7. Pride and Prejudice by Jane Austen
There’s a reason Elizabeth Bennet and Mr. Darcy have inspired so many modern romances (like Bridget Jones’s Diary, for one). She’s feisty; he’s reserved. Despite their differences there’s a whole lot of wooing going on. As Austen wrote, “A girl likes to be crossed a little in love now and then.”
8. Like Water For Chocolate by Laura Esquivel
Everybody knows food can be sexy as hell, and that’s what Like Water For Chocolate is all about. It’s a fairy tale love story set in turn of the century Mexico that’ll make you weak in the knees and starving for tamales.
9. A Farewell to Arms by Ernest Hemingway
Hemingway may have come across as a hard-drinking, elephant-hunting hunk of testosterone, but he could write the hell out of a romance. It’s a classic about an American ambulance driver on the Italian front during World War I and his love for Catherine, a beautiful English nurse. It’s about love and sacrifice, and it might make you long to have a mad, passionate affair.
10. Somewhere in Time by Richard Matheson
Like The Time Traveler’s Wife, this one is about lovers who fall for each other despite the distance of time or space — literally. He’s a modern-day playwright (well, a 1970s playwright) and she was a famous, beautiful 19th century actress. He travels back in time to meet her, which is a lot more romantic that traveling in an Uber to grab a drink.
11. Love in the Time of Cholera by Gabriel Garcia Marquez
Florentino and Fermina are in love.
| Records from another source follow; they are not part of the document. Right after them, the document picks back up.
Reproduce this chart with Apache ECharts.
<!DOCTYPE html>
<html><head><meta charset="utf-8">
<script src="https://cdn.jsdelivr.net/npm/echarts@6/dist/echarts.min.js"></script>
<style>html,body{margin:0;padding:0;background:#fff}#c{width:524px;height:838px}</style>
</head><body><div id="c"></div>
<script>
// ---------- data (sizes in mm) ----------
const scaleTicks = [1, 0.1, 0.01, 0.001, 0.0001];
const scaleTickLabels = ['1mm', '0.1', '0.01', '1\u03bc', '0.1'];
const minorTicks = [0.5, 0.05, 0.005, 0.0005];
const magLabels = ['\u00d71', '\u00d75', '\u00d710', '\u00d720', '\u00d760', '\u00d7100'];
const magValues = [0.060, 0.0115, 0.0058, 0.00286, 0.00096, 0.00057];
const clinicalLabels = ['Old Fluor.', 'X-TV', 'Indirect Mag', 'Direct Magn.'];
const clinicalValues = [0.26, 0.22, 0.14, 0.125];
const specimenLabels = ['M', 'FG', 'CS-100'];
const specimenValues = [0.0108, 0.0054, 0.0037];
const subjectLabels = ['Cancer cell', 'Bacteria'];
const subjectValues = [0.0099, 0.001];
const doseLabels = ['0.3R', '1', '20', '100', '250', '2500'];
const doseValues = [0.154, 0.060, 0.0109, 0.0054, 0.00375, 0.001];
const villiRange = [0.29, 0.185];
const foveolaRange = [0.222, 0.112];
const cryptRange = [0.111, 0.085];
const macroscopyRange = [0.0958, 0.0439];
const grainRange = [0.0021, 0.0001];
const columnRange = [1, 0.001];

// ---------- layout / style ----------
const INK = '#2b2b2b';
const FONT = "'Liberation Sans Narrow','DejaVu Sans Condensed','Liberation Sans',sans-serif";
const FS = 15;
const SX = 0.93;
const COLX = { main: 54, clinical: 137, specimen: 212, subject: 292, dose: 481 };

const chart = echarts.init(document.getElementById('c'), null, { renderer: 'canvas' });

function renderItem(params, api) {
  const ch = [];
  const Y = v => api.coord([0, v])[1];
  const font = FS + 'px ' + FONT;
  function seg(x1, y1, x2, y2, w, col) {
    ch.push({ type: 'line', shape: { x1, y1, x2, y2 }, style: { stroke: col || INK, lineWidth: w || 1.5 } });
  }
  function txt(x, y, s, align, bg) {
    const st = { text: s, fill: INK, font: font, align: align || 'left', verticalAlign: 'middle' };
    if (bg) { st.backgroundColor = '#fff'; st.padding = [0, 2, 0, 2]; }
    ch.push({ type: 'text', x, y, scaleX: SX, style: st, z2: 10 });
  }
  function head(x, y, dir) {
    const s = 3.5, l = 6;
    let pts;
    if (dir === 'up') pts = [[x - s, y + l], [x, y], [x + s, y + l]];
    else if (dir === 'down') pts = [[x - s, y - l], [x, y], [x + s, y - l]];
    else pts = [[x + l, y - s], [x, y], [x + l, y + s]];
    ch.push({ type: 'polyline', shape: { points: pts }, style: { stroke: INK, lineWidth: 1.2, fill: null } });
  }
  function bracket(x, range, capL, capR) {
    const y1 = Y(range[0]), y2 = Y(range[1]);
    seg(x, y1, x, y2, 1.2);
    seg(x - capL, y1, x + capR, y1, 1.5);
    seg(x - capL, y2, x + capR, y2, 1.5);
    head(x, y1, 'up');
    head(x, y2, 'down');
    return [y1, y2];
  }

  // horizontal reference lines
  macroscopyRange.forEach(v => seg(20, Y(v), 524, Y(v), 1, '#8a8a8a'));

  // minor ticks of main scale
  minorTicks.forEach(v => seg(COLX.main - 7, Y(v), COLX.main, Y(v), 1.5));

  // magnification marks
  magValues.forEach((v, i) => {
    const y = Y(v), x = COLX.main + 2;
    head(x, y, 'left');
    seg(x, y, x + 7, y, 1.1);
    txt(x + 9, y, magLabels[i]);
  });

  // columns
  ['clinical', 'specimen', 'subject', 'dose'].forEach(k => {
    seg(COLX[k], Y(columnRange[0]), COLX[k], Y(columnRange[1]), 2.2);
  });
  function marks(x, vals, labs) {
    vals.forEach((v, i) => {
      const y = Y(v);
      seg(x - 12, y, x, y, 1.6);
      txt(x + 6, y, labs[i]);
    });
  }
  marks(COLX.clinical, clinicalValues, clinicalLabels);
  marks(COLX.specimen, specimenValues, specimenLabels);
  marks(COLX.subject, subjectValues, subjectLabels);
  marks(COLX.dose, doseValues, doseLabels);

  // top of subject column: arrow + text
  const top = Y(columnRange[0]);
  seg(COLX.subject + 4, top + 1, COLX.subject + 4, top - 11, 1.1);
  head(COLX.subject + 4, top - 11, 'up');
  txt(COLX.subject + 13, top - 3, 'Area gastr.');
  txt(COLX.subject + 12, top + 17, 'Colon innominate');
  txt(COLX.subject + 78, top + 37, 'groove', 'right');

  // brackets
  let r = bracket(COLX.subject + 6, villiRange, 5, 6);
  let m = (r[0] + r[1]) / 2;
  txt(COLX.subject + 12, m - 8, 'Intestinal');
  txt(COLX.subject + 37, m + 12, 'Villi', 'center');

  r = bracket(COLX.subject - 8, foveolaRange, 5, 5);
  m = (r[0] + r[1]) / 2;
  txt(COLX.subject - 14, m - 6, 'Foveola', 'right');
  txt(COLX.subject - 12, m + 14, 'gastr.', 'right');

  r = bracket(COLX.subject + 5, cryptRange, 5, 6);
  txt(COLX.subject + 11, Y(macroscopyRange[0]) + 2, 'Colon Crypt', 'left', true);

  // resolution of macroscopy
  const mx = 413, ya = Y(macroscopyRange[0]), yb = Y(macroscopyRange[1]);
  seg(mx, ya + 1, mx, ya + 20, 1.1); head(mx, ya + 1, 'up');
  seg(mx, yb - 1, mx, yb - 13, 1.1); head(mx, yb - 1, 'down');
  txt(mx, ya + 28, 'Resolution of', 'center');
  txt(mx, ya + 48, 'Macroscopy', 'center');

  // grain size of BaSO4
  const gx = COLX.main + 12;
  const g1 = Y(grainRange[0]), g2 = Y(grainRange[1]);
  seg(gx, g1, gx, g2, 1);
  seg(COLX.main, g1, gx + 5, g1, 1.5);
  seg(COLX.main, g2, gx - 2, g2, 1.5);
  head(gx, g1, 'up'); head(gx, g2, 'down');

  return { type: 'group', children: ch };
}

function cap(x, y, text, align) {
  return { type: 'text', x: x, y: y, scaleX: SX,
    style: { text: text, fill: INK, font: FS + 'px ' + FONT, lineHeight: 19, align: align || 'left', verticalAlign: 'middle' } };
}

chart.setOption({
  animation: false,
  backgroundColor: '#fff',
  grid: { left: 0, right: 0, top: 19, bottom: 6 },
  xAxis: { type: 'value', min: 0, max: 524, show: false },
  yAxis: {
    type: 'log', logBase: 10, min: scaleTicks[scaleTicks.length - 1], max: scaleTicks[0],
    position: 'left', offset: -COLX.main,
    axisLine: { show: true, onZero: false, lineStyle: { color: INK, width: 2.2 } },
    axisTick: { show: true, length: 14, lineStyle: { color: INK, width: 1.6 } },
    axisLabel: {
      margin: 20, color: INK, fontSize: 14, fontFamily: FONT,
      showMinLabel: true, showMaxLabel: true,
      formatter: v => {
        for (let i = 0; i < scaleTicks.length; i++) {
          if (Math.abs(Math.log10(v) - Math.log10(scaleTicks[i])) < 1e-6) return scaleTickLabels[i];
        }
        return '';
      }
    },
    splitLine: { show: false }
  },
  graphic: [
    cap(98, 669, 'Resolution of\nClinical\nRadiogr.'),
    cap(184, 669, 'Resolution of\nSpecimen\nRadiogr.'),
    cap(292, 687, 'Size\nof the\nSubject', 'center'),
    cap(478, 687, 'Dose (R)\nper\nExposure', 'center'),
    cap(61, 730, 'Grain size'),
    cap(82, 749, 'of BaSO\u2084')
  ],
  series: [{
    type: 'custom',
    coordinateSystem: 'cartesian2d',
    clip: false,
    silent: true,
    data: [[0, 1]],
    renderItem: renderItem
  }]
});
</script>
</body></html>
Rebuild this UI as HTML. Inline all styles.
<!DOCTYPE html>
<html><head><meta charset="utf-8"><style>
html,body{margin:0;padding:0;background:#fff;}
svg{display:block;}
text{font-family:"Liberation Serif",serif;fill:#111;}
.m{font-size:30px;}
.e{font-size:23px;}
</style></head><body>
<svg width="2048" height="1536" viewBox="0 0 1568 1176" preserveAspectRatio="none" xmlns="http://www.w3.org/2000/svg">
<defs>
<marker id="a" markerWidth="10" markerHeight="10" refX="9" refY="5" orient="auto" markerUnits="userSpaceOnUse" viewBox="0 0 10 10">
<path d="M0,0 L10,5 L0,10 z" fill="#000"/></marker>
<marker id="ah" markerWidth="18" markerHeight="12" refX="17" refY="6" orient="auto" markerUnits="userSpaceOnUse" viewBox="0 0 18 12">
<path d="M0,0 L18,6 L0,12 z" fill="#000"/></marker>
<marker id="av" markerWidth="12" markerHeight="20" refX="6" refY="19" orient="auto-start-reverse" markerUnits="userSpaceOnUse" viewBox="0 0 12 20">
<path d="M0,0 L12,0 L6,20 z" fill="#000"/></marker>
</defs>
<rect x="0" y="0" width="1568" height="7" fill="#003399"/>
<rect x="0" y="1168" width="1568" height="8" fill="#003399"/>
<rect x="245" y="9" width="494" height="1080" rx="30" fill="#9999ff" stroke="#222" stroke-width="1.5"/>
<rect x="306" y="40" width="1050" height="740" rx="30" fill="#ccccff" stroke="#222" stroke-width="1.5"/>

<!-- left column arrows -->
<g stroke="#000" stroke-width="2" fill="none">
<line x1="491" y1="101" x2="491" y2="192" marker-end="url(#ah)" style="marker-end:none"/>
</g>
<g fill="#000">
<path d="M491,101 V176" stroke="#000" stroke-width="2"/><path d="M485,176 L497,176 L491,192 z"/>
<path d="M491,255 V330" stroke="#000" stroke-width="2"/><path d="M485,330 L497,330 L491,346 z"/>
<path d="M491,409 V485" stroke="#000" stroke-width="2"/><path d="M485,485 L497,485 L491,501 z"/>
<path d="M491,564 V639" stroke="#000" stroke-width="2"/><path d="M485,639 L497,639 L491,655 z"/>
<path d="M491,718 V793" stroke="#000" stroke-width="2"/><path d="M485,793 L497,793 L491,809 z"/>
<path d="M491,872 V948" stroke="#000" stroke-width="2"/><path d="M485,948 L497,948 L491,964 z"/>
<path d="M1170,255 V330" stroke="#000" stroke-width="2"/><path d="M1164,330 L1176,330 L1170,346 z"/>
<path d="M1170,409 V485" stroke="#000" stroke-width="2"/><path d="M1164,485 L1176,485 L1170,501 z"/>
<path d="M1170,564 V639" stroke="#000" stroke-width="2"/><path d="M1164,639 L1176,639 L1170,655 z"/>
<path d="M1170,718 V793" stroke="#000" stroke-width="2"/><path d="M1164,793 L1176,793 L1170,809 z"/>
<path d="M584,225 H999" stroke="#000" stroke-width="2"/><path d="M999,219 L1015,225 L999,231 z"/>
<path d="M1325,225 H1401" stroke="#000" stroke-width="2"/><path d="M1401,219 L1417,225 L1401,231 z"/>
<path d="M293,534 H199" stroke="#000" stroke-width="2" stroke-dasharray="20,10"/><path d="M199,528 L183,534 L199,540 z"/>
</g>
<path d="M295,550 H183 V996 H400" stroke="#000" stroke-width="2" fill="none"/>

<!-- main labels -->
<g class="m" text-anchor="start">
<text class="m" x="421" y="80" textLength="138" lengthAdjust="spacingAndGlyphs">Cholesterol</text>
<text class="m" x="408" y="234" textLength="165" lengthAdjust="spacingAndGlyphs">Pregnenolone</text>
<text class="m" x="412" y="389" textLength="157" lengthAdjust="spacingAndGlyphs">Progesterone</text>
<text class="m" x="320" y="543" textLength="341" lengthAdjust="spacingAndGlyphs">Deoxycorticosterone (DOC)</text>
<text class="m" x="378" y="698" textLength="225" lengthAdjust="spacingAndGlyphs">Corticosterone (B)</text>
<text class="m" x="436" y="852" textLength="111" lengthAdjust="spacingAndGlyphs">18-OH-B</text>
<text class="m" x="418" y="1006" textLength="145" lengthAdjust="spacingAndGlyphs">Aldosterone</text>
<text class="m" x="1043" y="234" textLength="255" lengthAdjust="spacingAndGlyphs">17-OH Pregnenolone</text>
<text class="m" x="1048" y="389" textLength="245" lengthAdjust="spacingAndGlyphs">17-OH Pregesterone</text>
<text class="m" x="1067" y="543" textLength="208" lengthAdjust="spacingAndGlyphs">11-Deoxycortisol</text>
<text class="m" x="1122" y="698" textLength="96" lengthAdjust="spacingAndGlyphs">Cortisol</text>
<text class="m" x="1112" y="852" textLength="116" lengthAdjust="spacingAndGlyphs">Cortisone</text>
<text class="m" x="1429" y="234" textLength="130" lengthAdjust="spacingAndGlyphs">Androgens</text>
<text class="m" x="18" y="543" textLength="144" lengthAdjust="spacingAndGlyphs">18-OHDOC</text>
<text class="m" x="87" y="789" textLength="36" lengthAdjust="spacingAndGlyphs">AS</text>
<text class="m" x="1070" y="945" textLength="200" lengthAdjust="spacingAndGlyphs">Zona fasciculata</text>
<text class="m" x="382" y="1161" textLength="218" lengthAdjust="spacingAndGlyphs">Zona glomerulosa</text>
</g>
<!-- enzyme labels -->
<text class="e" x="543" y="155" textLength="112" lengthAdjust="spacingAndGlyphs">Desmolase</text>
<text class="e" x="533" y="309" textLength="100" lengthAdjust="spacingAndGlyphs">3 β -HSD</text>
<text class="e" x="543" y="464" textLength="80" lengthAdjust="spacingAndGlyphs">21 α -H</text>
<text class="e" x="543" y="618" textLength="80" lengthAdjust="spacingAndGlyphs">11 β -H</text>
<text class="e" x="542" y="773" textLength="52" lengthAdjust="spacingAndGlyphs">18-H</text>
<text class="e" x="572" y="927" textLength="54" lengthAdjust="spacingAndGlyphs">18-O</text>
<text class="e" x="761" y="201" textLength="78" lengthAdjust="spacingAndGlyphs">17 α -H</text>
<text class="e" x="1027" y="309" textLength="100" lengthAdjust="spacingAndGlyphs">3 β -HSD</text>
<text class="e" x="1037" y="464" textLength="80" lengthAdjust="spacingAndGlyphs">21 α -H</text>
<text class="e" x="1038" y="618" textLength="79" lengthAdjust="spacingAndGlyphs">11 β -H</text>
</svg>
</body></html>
Problem is, Fermina goes and marries a rich doctor, and Florentino is heartbroken. But he’s a romantic, so he becomes a successful businessman and spends years having affairs, waiting for the day Fermina will come back to him. And, 50 years later, she does. Because true love never dies!
12. Outlander by Diana Gabaldon
More time traveling! This time we have the time-traveling British Army nurse Claire, who loves a redheaded Scotsman named Jamie. It’s epic, sexy, and hard to put down. It’s also hard to push pause on the series based on the book, so watch that after you finish the novel.
13. Furious Love by Sam Kashner and Nancy Schoenberger
This one’s not a time traveling tale of star-crossed lovers, but it is about one of the most explosive love affairs of all time: The affair between Elizabeth Taylor and sexy Richard Burton. They married and divorced twice — twice! — and Furious Love is all about their scandalous, wildly romantic affair. Burton was one hell of a poet, too. There are excerpts in the book from the many letters and poems he wrote to Dame Taylor, like: “I am forever punished by the gods for being given the fire and trying to put it out. The fire, of course, is you.” I mean, come on!
So whether it’s the Taylor-Burton romance or Anna Karenina, these books should satisfy your thirst for romance… and then some.